Man that sounds tough. I've heard about the kind of ridiculous "sexist education" that goes on in US universities and it sounds really quite insane. It shouldn't be legal to have such dogma mandated in universities. I'm an ex-Feminist myself, I was quite unhappy as a feminist and now actively oppose the dogma that poisons the minds of many young women just starting out in the world. It sets them up to be treated like children their whole lives, and interferes in their relationships with men. Feminism claims to be about female sexual "empowerment" but also expects a kind of puritanism from men. I was brought up to value my body and not just give it sexually to randomers. One-night stands are considered the pinnacle of female empowerment but it cheapens the body even more than prostitution. In a hedonistic sense it's okay because it was "fun" to do so, but it's a very high risk activity, often not as much fun as expected and in the end you're giving your body to someone who is not yet known as husband/father material. I'm not saying young women should not have sex as and when they like, but it's not all it's cracked up to be.

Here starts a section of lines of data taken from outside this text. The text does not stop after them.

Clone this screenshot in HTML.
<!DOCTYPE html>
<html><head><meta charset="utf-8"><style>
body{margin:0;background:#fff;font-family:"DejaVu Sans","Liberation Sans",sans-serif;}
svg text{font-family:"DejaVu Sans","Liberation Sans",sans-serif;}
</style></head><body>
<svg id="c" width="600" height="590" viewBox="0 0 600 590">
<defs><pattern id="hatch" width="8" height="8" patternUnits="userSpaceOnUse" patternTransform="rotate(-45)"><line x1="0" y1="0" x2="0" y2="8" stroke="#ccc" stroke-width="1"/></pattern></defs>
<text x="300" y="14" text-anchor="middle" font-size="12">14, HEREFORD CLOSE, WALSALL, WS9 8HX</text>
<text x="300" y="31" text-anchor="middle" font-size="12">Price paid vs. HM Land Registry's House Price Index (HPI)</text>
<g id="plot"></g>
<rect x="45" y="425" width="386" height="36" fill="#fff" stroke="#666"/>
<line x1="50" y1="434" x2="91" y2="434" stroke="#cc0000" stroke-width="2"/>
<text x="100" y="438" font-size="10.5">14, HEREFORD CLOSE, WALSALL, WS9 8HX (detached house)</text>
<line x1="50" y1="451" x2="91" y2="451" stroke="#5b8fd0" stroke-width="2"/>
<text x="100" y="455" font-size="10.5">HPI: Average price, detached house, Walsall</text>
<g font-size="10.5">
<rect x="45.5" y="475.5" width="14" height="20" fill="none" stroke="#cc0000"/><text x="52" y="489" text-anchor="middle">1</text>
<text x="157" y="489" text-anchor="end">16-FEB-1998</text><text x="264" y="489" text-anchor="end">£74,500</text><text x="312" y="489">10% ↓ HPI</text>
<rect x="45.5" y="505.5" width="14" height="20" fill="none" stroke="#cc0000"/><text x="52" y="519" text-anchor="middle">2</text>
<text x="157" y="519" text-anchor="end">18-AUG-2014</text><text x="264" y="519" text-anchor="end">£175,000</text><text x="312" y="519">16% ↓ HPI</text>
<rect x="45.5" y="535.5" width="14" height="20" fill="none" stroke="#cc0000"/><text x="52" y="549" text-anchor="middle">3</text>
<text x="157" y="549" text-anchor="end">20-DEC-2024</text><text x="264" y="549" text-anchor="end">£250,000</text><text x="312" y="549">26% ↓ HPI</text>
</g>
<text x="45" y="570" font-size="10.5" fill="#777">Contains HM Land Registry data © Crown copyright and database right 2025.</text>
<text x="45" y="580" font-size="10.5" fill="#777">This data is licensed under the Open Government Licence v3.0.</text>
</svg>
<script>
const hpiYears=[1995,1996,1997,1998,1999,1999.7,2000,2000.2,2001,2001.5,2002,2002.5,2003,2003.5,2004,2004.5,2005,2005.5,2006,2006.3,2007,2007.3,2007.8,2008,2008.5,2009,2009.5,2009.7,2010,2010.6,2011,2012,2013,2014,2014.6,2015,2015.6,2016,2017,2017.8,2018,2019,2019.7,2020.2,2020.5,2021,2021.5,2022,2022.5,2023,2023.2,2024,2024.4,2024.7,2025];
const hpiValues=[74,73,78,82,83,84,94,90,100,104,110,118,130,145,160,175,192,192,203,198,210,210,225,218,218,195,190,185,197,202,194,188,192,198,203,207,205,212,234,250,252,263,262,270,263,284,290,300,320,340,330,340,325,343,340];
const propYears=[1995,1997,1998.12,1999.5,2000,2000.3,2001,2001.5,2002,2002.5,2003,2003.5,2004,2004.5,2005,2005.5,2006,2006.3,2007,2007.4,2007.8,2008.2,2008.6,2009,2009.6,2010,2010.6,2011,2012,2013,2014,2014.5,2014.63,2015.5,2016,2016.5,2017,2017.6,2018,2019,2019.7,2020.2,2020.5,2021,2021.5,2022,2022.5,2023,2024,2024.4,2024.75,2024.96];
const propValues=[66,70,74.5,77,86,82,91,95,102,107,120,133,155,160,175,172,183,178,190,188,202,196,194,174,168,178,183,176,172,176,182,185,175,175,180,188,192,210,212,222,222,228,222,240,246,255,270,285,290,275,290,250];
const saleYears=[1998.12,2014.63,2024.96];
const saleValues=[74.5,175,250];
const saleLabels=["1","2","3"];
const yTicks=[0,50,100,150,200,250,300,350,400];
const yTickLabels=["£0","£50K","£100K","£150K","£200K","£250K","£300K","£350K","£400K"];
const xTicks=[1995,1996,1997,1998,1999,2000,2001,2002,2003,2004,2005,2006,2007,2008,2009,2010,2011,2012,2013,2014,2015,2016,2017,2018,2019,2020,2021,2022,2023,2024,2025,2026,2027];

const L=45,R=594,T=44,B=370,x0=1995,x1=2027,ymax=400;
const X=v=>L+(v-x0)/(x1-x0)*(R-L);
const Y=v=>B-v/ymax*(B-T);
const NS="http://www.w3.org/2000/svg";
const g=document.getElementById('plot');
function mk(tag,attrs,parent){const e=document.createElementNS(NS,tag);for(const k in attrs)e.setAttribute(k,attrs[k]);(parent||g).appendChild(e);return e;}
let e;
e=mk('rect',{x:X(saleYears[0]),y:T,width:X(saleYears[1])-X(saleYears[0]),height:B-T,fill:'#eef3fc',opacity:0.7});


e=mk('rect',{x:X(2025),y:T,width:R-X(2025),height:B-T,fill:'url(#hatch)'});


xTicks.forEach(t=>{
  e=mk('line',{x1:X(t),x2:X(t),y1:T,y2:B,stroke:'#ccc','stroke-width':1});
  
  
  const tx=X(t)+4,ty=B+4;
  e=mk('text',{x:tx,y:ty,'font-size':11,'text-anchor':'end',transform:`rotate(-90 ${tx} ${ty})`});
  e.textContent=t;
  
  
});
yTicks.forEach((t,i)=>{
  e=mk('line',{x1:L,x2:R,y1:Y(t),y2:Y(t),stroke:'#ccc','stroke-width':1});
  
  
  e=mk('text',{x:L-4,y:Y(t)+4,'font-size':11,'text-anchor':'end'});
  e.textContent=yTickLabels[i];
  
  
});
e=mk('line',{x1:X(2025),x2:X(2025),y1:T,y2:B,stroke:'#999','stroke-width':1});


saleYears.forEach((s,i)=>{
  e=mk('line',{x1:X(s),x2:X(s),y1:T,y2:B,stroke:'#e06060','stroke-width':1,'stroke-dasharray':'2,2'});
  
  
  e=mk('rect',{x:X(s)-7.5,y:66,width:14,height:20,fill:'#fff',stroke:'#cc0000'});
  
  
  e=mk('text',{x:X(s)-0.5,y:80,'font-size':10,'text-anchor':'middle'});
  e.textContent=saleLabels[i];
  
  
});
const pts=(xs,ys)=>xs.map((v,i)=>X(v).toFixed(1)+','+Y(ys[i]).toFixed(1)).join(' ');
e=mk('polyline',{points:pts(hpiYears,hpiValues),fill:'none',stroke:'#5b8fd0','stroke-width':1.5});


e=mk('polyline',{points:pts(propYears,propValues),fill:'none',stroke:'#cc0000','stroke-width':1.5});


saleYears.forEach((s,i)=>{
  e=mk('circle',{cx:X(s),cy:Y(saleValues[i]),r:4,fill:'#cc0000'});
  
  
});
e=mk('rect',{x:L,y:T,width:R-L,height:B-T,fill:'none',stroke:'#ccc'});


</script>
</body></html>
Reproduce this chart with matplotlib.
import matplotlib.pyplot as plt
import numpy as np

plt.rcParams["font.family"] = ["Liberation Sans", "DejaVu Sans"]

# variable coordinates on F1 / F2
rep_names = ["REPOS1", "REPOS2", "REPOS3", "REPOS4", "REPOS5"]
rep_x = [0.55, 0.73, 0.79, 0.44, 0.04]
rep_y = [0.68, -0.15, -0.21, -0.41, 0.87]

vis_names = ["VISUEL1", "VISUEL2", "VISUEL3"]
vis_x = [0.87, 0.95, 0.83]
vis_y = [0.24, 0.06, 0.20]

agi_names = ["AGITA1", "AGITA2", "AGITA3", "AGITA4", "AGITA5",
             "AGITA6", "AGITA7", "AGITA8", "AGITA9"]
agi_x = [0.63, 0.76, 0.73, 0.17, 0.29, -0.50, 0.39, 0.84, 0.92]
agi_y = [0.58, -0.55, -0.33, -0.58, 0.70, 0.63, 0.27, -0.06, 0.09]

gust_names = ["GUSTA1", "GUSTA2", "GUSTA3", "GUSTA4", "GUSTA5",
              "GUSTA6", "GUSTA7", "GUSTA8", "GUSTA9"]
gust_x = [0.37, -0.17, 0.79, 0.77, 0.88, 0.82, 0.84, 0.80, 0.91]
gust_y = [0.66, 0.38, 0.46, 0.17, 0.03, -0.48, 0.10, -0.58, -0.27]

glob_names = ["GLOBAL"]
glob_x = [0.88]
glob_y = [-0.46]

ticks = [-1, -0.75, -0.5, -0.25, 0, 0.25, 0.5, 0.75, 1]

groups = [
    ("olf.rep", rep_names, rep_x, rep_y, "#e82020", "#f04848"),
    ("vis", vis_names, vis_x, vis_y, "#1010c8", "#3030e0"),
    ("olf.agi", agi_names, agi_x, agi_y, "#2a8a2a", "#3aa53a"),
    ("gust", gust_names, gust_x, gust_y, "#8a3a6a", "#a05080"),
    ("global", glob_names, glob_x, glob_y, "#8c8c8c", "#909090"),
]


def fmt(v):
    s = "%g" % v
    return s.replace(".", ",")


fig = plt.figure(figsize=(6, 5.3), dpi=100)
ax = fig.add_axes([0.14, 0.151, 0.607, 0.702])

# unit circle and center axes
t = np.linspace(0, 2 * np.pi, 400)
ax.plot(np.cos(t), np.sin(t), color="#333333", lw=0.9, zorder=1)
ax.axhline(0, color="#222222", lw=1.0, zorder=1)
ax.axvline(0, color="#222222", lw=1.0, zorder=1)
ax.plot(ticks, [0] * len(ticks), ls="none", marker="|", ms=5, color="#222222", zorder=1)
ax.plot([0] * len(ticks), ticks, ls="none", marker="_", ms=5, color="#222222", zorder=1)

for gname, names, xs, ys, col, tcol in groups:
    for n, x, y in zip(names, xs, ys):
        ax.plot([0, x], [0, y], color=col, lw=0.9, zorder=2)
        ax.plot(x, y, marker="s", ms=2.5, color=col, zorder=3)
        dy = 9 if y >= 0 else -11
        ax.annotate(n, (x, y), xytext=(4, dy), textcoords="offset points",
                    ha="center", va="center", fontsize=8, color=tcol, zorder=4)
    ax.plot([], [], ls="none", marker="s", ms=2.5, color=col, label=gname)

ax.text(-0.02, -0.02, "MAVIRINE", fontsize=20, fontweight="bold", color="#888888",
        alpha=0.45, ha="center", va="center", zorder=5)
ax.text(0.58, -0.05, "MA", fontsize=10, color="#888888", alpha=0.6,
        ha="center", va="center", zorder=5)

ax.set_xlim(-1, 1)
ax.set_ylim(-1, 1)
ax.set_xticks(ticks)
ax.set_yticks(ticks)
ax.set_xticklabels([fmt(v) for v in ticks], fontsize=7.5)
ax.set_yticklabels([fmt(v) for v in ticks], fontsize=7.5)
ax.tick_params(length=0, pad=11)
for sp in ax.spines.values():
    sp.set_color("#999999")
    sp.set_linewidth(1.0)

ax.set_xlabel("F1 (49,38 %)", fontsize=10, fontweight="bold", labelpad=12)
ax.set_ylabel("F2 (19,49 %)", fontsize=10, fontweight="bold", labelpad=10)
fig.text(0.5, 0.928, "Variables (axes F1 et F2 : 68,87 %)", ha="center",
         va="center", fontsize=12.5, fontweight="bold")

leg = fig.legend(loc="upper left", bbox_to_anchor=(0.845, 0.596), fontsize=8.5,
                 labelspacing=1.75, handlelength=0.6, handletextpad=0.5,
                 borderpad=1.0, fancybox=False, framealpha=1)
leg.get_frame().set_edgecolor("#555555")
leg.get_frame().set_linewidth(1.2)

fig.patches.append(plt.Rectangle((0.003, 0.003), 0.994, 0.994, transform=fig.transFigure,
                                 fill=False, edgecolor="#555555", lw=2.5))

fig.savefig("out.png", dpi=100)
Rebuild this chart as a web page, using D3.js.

So, avoid university women. Not all will be taken in by the feminist thing or accuse you of rape for looking at them, but it's hard to tell and I will be advising my own sons against looking for love in college/university. Honestly I would suggest looking for women who go to church or appreciate more traditional life, or who have at least not been subjected to the Feminist religion. In my experience they are easier to get along with than young feminists, aren't as stuck up about sex and have a better understanding of the male-female relationship. My own relationship has been a hundred times better since I quit feminism and started exploring spirituality and traditional marriage advice.

Bodily form is not the only thing to focus on, unless you want a woman who is vain herself and cares only about that. Masculinity is communicated in other ways - make sure you hold yourself with good posture. Have a worthwhile mission or ambition to which to dedicate yourself, that's actually very attractive to women. A man who has no mission or ambition (outside of desiring a woman or wife) will bore a long-term partner. Whether us women like to admit it or not, we find value in ourselves by partnering with a man of value (which is a lot more than just pecs and high salary). You have to value yourself in a meaningful way. People seem to either love or hate Dr Jordan Peterson but I think there are a lot of young men living better lives because of his advice, could be worth trying.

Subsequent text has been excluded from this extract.